‘Grain of sand on a beach’: Federal bureaucrat labors in isolation, writing memos to nowhere

by WorldTribune Staff, November 25, 2018

A member of a federal body which determines whether civil servants have been mistreated by their employers says he has worked solo on more than 1,500 cases pending and can’t do anything about it until he gets the required help to make his department functional.

Mark Robbins is a member of the Merit Systems Protection Board, which has three members who are presidentially appointed and Senate-confirmed for staggered seven-year terms.

After one member termed out in 2015 and a second did so in January 2017, both without replacements lined up, Robbins became the sole member and acting chairman, The Associated Press noted in a Nov. 24 report. The board needs at least two members to decide cases.

Sen. James Lankford, Oklahoma Republican and chairman of the Senate Home Security and Government Affairs Subcommittee on Regulatory Affairs and Federal Management, said in a statement he understands the urgency in filling the positions.

“There are over 1,500 individuals waiting for their cases to be heard, but there are not board members in place which means the backlog cannot be addressed,” said Lankford.

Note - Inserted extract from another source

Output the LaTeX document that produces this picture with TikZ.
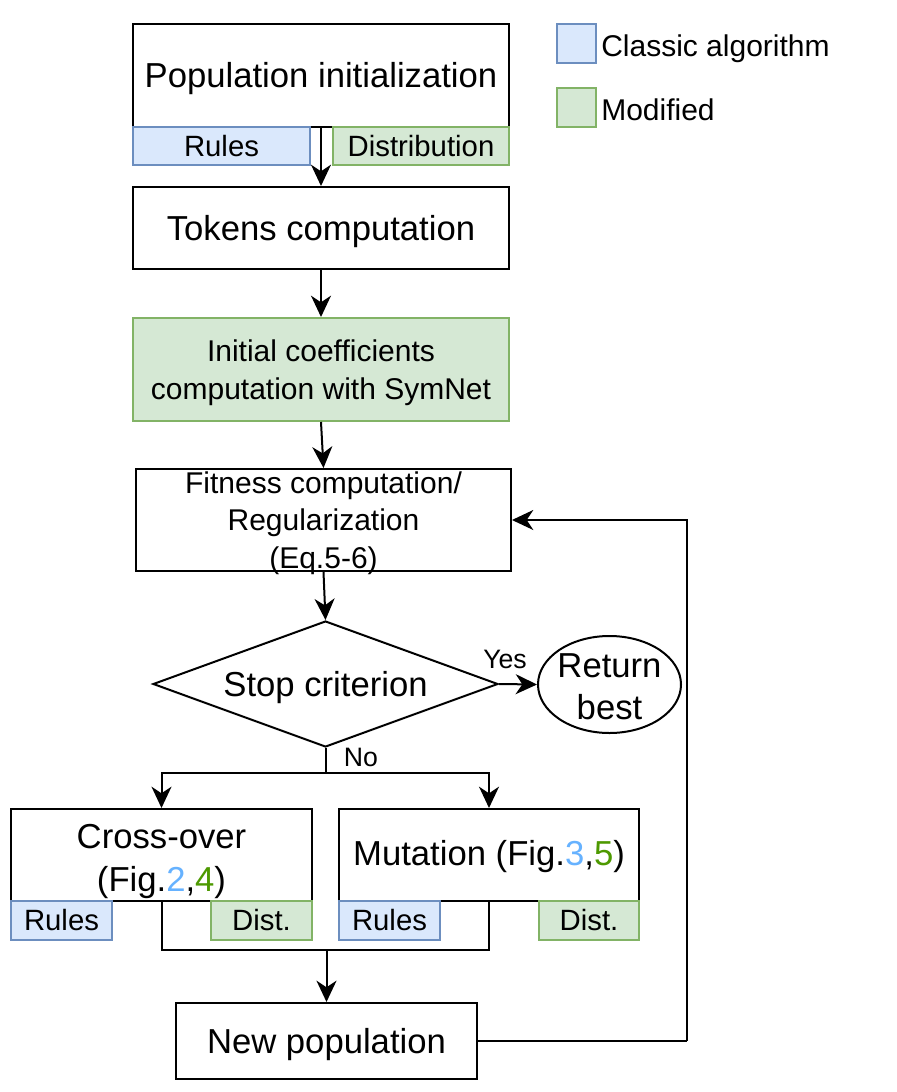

Robbins reads through federal workplace disputes, analyzes the cases, marks them with notes and logs his legal opinions. “When he’s finished, he slips the files into a cardboard box and carries them into an empty room where they will sit and wait. For nobody – he’s at 1,520 files and counting,” the AP report said.

Robbins “has waited to be sent some colleagues to read his work and rule on the cases. No one has arrived. So he toils in vain, writing memos into the void,” the report said.

The board, established in 1978, is responsible for protecting 2.1 million federal employees from bias and unfair treatment in the workplace. The board handles appeals from whistleblowers and other civil servants who say they were mistreated or wrongly fired, and want to challenge an initial ruling by an administrative judge. The board also conducts independent research and writes policy papers destined for the president’s desk.

Two Republicans, including Robbins’ replacement, and one Democrat have been nominated to the board, but Senate Democrats were refusing to confirm the two Republicans by unanimous consent, insisting instead on a full debate for each, the report said.

A new board, whenever it does get Senate approval, will start from scratch. While new members will be able read Robbins’ notes, his thousand-plus decisions will vanish, the report said.

“There is zero chance, zero chance my votes will count,” Robbins told the AP. “Imagine having the last year and half of your work just … disappear. “Any additional cases I work from now on are just, grains of sand on a beach.”